Pero, aún en las cercanías, siempre existen las distancias.
Ni piel a piel, siquiera, se borran. Porque pueden existir pensamientos
distintos. O latidos diferentes. Que marcan una distancia. Aun cuando los dedos
de una mano se entrelacen con otra. O, cuando el beso del amor se profundice en
los labios del amado. El sentir, incluso, los borbotones de la sangre cuando
los cuerpos se juntan, para el inicio o el final del deseo de amar, la
distancia no deja de existir.
Porque la distancia marca diferencias. Que a veces acercan.

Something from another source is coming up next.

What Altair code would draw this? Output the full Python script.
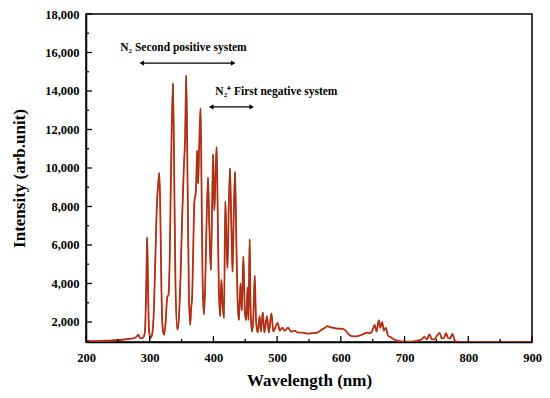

Otras, alejan más. Por momentos, ese espacio es presente, pasado o futuro. Y no
hay razón para suponer que no deba estar.
Pero hay una distancia única, inentendible, elusiva de
cualquier paradigma filosófico o moral. Es cuando todo lo anterior –lejanías,
recuerdos, nostalgias, besos, piel, amores, sangre, vientos o pies- se vuelve
nada. Null. Cero. Y, aún persistiendo -en una dimensión lógica en la que se fortalecen-,
esas maneras, modos, espacios o lo que quiera llamárseles, aquella otra
distancia notable en sí misma, es definitiva. Y por ello, insalvable: la
muerte.
Por más que la memoria se esfuerce en reducir los tiempos o
las longitudes, la distancia ya es una imposible cercanía. Porque es total.
Definitiva. E, irremediablemente, ajena. Hasta que sea la nuestra.
Pero, no es este un lamento sobre ese espacio definitivo que
es la distancia de la muerte –o por la muerte o hacia la muerte- sino una
valoración de las distancias que, aún inasibles, inentendibles, son las que
están. Las que son. Las que pueden enrollarse en el corazón o apaciguarlas en
las cercanías de un beso, aunque siempre el espacio esté. Por infinitamente
pequeño que sea.
Y eso es lo importante. Saber que, queramos o no, esas distancias
siempre podrán ser menores. O estarán esperando ser menos lejanías. O alejarse
hasta alcanzarnos desde atrás, para empezar, para seguir, para empujarnos otra
vez, en la misma construcción de la vida.